Alvi explained the benefits of the China-Pakistan Economic Corridor (CPEC). “China and Pakistan have been friends since their formation … We’ve been very close friends, and our history goes back to the 1950s, 1960s,” he said.
“In fact, the Chinese opening up to the Western world was on the encouragement of Pakistan. And if you remember the trip of US Secretary of State Henry Kissinger from Islamabad to Beijing … Pakistan was a window of China to the world. So our friendship is very deep.”
Alvi described Pakistan’s relationships with Saudi Arabia and China as a “bond of friendship” rather than “transactional.”
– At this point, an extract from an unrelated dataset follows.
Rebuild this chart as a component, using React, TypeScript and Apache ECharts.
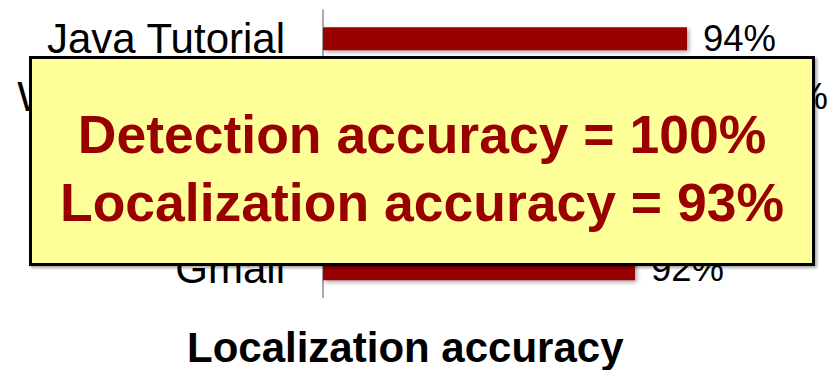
import React, { useEffect, useRef } from "react";
import * as echarts from "echarts";

const categories = ["Java Tutorial", "Wikipedia Talk", "Google Docs", "Yahoo Mail", "Gmail"];
const values = [94, 96, 92, 91, 92];
const boxLines = ["Detection accuracy = 100%", "Localization accuracy = 93%"];
const titleText = "Localization accuracy";

const FONT = "'Liberation Sans', Arial, sans-serif";

export default function App() {
  const ref = useRef<HTMLDivElement>(null);
  useEffect(() => {
    if (!ref.current) return;
    const chart = echarts.init(ref.current, undefined, { renderer: "svg" });
    chart.setOption({
      animation: false,
      backgroundColor: "#ffffff",
      title: {
        text: titleText,
        left: 187,
        top: 326,
        padding: 0,
        textStyle: { fontFamily: FONT, fontWeight: "bold", fontSize: 42, color: "#000" },
      },
      grid: {
        left: 323,
        top: 10,
        right: 47,
        bottom: 72.5,
        containLabel: false,
        outerBoundsMode: "none",
      },
      xAxis: {
        type: "value",
        min: 80,
        max: 98,
        show: false,
        splitLine: { show: false },
      },
      yAxis: {
        type: "category",
        data: categories,
        inverse: true,
        axisLine: { show: true, lineStyle: { color: "#8c8c8c", width: 1.5 } },
        axisTick: { show: false },
        axisLabel: { margin: 38, fontFamily: FONT, fontSize: 42, color: "#000" },
      },
      series: [
        {
          type: "bar",
          data: values,
          barWidth: 23,
          itemStyle: {
            color: "#990000",
            shadowColor: "rgba(0,0,0,0.35)",
            shadowBlur: 4,
            shadowOffsetX: 2,
            shadowOffsetY: 2,
          },
          label: {
            show: true,
            position: "right",
            distance: 16,
            formatter: "{c}%",
            fontFamily: FONT,
            fontSize: 36.5,
            color: "#000",
          },
        },
      ],
      graphic: [
        {
          type: "rect",
          shape: { x: 30.5, y: 57.5, width: 783, height: 207 },
          style: {
            fill: "#FFFF99",
            stroke: "#000",
            lineWidth: 3,
            shadowColor: "rgba(0,0,0,0.35)",
            shadowBlur: 3,
            shadowOffsetX: 2,
            shadowOffsetY: 2,
          },
          z: 100,
        },
        {
          type: "text",
          x: 422,
          y: 134,
          style: {
            text: boxLines[0],
            fill: "#990000",
            font: `bold 53.5px ${FONT}`,
            align: "center",
            verticalAlign: "middle",
          },
          z: 101,
        },
        {
          type: "text",
          x: 422,
          y: 202,
          style: {
            text: boxLines[1],
            fill: "#990000",
            font: `bold 53.5px ${FONT}`,
            align: "center",
            verticalAlign: "middle",
          },
          z: 101,
        },
      ],
    });
    return () => chart.dispose();
  }, []);
  return (
    <div
      ref={ref}
      style={{ position: "absolute", left: 0, top: 0, width: 838, height: 370 }}
    />
  );
}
He said: “Geopolitical forces … exploit the region for their own intent. For example, the closeness of India with other powers aligning … against China is a matter of concern for us.”
He added: “China has opened up this CPEC corridor, which is a good opportunity for Saudi investment … China has started its One Belt, One Road initiative starting from the Far East and going all the way to Europe.”
Given the size of China’s population and “its increasing presence in world trade, this friendship between Pakistan and China is important,” he said.
“It isn’t against any country. That’s a very important thing that I must point out … It’s pro the people of Pakistan and China … Our own developments are linked together.”
Alvi, who comes from a family of dentists, explained what it would take to put a smile on Pakistan forever
“Prosperity, happiness and friendship in the region and with other people. These things come from the heart,” he said.
“The friendship between Pakistan and Saudi Arabia comes from the heart. You can’t put a value on that,” he added.
If people “have food, if they have relative prosperity, if they have education and if they have health, I believe this is the foundation of putting a smile on everybody’s face,” he said.
“When governments and people don’t value the lives of other people at the same level, they are bound to create misunderstandings, miseries of war.
“I think friendship and love will bring happiness to a lot of faces.”